Exercise instructions:
Look through the lines below and extract any with the word "matplotlib".

Dataset extract:
-- BEGIN --

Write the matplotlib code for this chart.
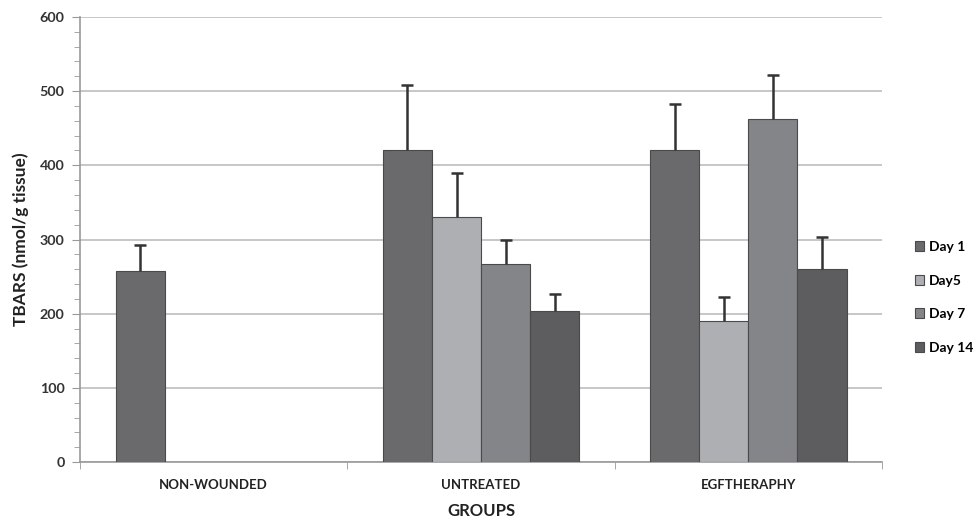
import numpy as np
import matplotlib.pyplot as plt
from matplotlib.ticker import MultipleLocator, FixedLocator

groups = ["NON-WOUNDED", "UNTREATED", "EGFTHERAPHY"]
days = ["Day 1", "Day5", "Day 7", "Day 14"]

# mean TBARS per day (nan = not measured)
day1 = [258, 421, 420]
day5 = [np.nan, 331, 190]
day7 = [np.nan, 267, 462]
day14 = [np.nan, 204, 260]

# upper error bars
err1 = [34, 87, 63]
err5 = [0, 58, 32]
err7 = [0, 32, 60]
err14 = [0, 23, 43]

colors = ["#6a6a6c", "#aeafb3", "#848588", "#5d5d5f"]

plt.rcParams['font.family'] = ['Lato', 'DejaVu Sans']

fig = plt.figure(figsize=(9.79, 5.21), dpi=100)
ax = fig.add_axes([0.0817, 0.1132, 0.8193, 0.8542])

x = np.arange(len(groups))
w = 0.1835
series = [day1, day5, day7, day14]
errs = [err1, err5, err7, err14]
for i, (vals, e, c, lab) in enumerate(zip(series, errs, colors, days)):
    pos = x + (i - 1.5) * w
    ax.bar(pos, vals, w, color=c, edgecolor="#4a4a4a", linewidth=0.8,
           label=lab, zorder=3)
    v = np.array(vals, dtype=float)
    ok = ~np.isnan(v)
    top = v[ok] + np.array(e)[ok]
    # plus-only error bars: stem from bar top, cap at the end
    ax.vlines(pos[ok], v[ok], top, color="#333333", linewidth=1.8, zorder=4)
    ax.plot(pos[ok], top, linestyle="none", marker="_", markersize=9,
            markeredgewidth=1.8, color="#333333", zorder=4)

ax.set_ylim(0, 600)
ax.set_xlim(-0.5, 2.5)
ax.yaxis.set_major_locator(MultipleLocator(100))
ax.yaxis.set_minor_locator(MultipleLocator(20))
ax.grid(axis="y", color="#bdbdbd", linewidth=1.2, zorder=0)
ax.set_axisbelow(True)

ax.set_xticks(x)
ax.set_xticklabels(groups, fontsize=9.5, fontweight="bold", color="#222222")
ax.tick_params(axis="x", which="major", length=0, pad=12)
ax.xaxis.set_minor_locator(FixedLocator([-0.5, 0.5, 1.5, 2.5]))
ax.tick_params(axis="x", which="minor", length=5, color="#999999", direction="out")
ax.tick_params(axis="y", which="major", length=6, color="#999999",
               labelsize=10.3, pad=5)
ax.tick_params(axis="y", which="minor", length=4, color="#999999")
for t in ax.get_yticklabels():
    t.set_fontweight("bold")
    t.set_color("#333333")

for s in ["top", "right"]:
    ax.spines[s].set_visible(False)
ax.spines["left"].set_color("#999999")
ax.spines["bottom"].set_color("#999999")
ax.spines["left"].set_linewidth(1.2)
ax.spines["bottom"].set_linewidth(1.2)

ax.set_ylabel("TBARS (nmol/g tissue)", fontsize=12.5, fontweight="bold",
              color="#222222", labelpad=8)
ax.set_xlabel("GROUPS", fontsize=12, fontweight="bold", color="#222222",
              labelpad=9)

leg = ax.legend(loc="center left", bbox_to_anchor=(1.025, 0.37), frameon=False,
                handlelength=0.7, handleheight=0.7, handletextpad=0.35,
                labelspacing=1.55, prop={"size": 10, "weight": "bold"})

fig.savefig("out.png", dpi=100, facecolor="white")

-- END --

Answer in full:
Write the matplotlib code for this chart.
import matplotlib.pyplot as plt
from matplotlib.ticker import MultipleLocator, FixedLocator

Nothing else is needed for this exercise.